#### Data shown ####
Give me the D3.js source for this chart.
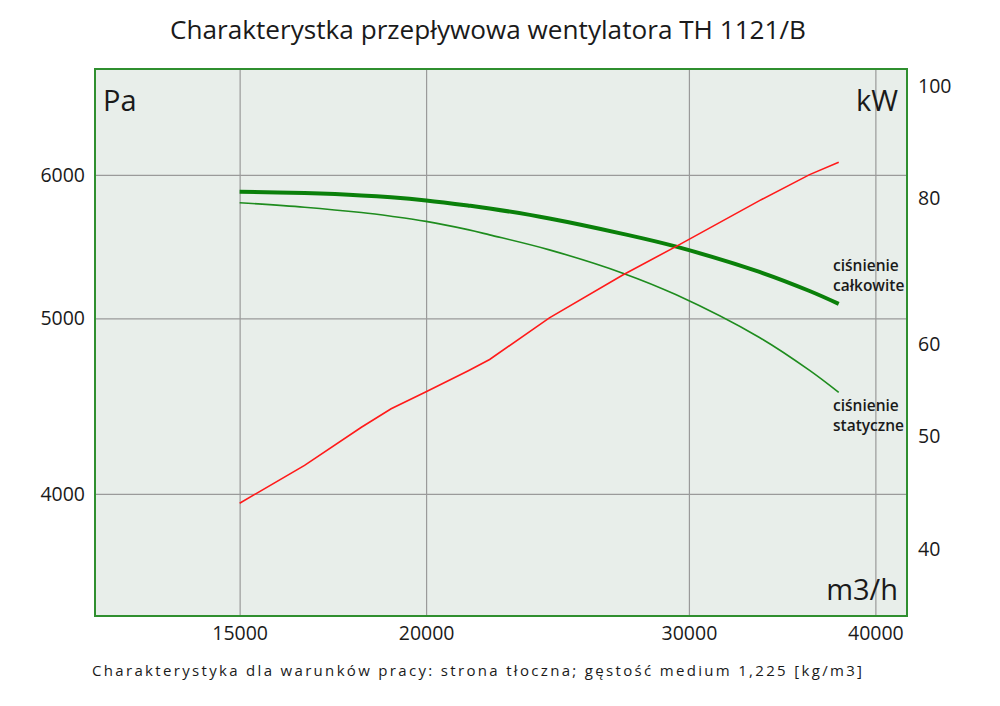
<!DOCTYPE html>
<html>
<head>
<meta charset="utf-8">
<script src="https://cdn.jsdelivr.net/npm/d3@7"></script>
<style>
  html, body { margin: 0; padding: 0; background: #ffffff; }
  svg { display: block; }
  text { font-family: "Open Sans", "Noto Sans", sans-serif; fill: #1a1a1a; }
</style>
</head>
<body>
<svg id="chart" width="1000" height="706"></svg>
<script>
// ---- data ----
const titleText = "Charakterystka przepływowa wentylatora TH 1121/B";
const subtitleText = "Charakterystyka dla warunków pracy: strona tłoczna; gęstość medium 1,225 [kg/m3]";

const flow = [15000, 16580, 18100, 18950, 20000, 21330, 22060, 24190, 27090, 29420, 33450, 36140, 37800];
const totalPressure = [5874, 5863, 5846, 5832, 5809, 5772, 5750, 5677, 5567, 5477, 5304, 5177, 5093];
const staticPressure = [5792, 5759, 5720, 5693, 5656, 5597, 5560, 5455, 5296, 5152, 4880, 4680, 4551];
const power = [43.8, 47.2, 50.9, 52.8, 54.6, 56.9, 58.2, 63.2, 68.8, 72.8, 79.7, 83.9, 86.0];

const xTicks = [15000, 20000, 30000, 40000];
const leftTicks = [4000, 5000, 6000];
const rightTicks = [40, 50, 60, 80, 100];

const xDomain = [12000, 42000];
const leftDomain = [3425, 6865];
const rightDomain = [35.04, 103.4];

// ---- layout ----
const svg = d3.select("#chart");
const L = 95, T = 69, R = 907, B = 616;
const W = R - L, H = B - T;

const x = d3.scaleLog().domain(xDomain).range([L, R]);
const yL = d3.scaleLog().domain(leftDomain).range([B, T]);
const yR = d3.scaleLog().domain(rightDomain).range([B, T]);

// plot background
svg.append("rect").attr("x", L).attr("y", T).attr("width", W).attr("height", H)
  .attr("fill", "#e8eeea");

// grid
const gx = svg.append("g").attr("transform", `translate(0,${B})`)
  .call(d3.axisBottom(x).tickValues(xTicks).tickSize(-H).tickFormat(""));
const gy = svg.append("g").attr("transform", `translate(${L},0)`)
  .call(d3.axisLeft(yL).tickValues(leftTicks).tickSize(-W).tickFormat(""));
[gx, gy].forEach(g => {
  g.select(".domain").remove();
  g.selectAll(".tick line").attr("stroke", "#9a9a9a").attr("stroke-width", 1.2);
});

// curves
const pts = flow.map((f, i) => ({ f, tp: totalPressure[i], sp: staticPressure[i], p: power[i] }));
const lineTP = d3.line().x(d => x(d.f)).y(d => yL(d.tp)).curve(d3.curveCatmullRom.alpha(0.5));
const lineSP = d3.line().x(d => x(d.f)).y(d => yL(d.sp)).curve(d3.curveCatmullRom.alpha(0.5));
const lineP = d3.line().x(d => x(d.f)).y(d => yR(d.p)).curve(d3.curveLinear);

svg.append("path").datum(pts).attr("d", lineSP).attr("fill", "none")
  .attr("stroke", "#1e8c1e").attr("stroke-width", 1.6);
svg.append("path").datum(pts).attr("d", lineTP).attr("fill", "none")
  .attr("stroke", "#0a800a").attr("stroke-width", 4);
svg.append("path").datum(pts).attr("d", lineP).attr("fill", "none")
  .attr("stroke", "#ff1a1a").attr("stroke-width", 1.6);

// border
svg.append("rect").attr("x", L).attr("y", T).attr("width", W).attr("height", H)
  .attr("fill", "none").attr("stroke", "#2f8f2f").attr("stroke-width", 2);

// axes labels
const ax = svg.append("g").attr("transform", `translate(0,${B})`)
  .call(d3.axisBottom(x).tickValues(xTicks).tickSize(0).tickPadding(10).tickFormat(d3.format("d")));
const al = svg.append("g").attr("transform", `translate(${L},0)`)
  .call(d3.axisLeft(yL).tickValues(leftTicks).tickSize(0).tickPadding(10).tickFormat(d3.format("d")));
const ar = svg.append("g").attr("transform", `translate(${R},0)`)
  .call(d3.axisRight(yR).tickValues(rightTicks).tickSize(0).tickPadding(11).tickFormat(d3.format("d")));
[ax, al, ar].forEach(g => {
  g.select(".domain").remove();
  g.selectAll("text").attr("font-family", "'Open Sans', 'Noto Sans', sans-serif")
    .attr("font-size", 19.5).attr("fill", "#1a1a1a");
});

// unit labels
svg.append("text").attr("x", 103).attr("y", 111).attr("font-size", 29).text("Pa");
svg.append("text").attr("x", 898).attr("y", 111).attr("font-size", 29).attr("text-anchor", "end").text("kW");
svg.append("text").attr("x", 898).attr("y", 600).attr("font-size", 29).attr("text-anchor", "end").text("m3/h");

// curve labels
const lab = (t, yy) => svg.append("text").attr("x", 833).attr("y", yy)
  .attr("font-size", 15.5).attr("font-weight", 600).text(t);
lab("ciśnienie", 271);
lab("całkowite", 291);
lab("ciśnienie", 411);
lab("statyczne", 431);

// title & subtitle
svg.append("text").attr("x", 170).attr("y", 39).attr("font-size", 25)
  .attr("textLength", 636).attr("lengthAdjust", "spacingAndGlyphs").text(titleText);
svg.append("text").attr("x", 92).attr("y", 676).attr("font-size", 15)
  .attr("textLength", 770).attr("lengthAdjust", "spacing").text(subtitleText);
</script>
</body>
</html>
####
Leave out the pictures and output the rest of the material exactly as written.

### Right answer
Give me the D3.js source for this chart.
<!DOCTYPE html>
<html>
<head>
<meta charset="utf-8">
<script src="https://cdn.jsdelivr.net/npm/d3@7"></script>
<style>
  html, body { margin: 0; padding: 0; background: #ffffff; }
  svg { display: block; }
  text { font-family: "Open Sans", "Noto Sans", sans-serif; fill: #1a1a1a; }
</style>
</head>
<body>
<svg id="chart" width="1000" height="706"></svg>
<script>
// ---- data ----
const titleText = "Charakterystka przepływowa wentylatora TH 1121/B";
const subtitleText = "Charakterystyka dla warunków pracy: strona tłoczna; gęstość medium 1,225 [kg/m3]";

const flow = [15000, 16580, 18100, 18950, 20000, 21330, 22060, 24190, 27090, 29420, 33450, 36140, 37800];
const totalPressure = [5874, 5863, 5846, 5832, 5809, 5772, 5750, 5677, 5567, 5477, 5304, 5177, 5093];
const staticPressure = [5792, 5759, 5720, 5693, 5656, 5597, 5560, 5455, 5296, 5152, 4880, 4680, 4551];
const power = [43.8, 47.2, 50.9, 52.8, 54.6, 56.9, 58.2, 63.2, 68.8, 72.8, 79.7, 83.9, 86.0];

const xTicks = [15000, 20000, 30000, 40000];
const leftTicks = [4000, 5000, 6000];
const rightTicks = [40, 50, 60, 80, 100];

const xDomain = [12000, 42000];
const leftDomain = [3425, 6865];
const rightDomain = [35.04, 103.4];

// ---- layout ----
const svg = d3.select("#chart");
const L = 95, T = 69, R = 907, B = 616;
const W = R - L, H = B - T;

const x = d3.scaleLog().domain(xDomain).range([L, R]);
const yL = d3.scaleLog().domain(leftDomain).range([B, T]);
const yR = d3.scaleLog().domain(rightDomain).range([B, T]);

// plot background
svg.append("rect").attr("x", L).attr("y", T).attr("width", W).attr("height", H)
  .attr("fill", "#e8eeea");

// grid
const gx = svg.append("g").attr("transform", `translate(0,${B})`)
  .call(d3.axisBottom(x).tickValues(xTicks).tickSize(-H).tickFormat(""));
const gy = svg.append("g").attr("transform", `translate(${L},0)`)
  .call(d3.axisLeft(yL).tickValues(leftTicks).tickSize(-W).tickFormat(""));
[gx, gy].forEach(g => {
  g.select(".domain").remove();
  g.selectAll(".tick line").attr("stroke", "#9a9a9a").attr("stroke-width", 1.2);
});

// curves
const pts = flow.map((f, i) => ({ f, tp: totalPressure[i], sp: staticPressure[i], p: power[i] }));
const lineTP = d3.line().x(d => x(d.f)).y(d => yL(d.tp)).curve(d3.curveCatmullRom.alpha(0.5));
const lineSP = d3.line().x(d => x(d.f)).y(d => yL(d.sp)).curve(d3.curveCatmullRom.alpha(0.5));
const lineP = d3.line().x(d => x(d.f)).y(d => yR(d.p)).curve(d3.curveLinear);

svg.append("path").datum(pts).attr("d", lineSP).attr("fill", "none")
  .attr("stroke", "#1e8c1e").attr("stroke-width", 1.6);
svg.append("path").datum(pts).attr("d", lineTP).attr("fill", "none")
  .attr("stroke", "#0a800a").attr("stroke-width", 4);
svg.append("path").datum(pts).attr("d", lineP).attr("fill", "none")
  .attr("stroke", "#ff1a1a").attr("stroke-width", 1.6);

// border
svg.append("rect").attr("x", L).attr("y", T).attr("width", W).attr("height", H)
  .attr("fill", "none").attr("stroke", "#2f8f2f").attr("stroke-width", 2);

// axes labels
const ax = svg.append("g").attr("transform", `translate(0,${B})`)
  .call(d3.axisBottom(x).tickValues(xTicks).tickSize(0).tickPadding(10).tickFormat(d3.format("d")));
const al = svg.append("g").attr("transform", `translate(${L},0)`)
  .call(d3.axisLeft(yL).tickValues(leftTicks).tickSize(0).tickPadding(10).tickFormat(d3.format("d")));
const ar = svg.append("g").attr("transform", `translate(${R},0)`)
  .call(d3.axisRight(yR).tickValues(rightTicks).tickSize(0).tickPadding(11).tickFormat(d3.format("d")));
[ax, al, ar].forEach(g => {
  g.select(".domain").remove();
  g.selectAll("text").attr("font-family", "'Open Sans', 'Noto Sans', sans-serif")
    .attr("font-size", 19.5).attr("fill", "#1a1a1a");
});

// unit labels
svg.append("text").attr("x", 103).attr("y", 111).attr("font-size", 29).text("Pa");
svg.append("text").attr("x", 898).attr("y", 111).attr("font-size", 29).attr("text-anchor", "end").text("kW");
svg.append("text").attr("x", 898).attr("y", 600).attr("font-size", 29).attr("text-anchor", "end").text("m3/h");

// curve labels
const lab = (t, yy) => svg.append("text").attr("x", 833).attr("y", yy)
  .attr("font-size", 15.5).attr("font-weight", 600).text(t);
lab("ciśnienie", 271);
lab("całkowite", 291);
lab("ciśnienie", 411);
lab("statyczne", 431);

// title & subtitle
svg.append("text").attr("x", 170).attr("y", 39).attr("font-size", 25)
  .attr("textLength", 636).attr("lengthAdjust", "spacingAndGlyphs").text(titleText);
svg.append("text").attr("x", 92).attr("y", 676).attr("font-size", 15)
  .attr("textLength", 770).attr("lengthAdjust", "spacing").text(subtitleText);
</script>
</body>
</html>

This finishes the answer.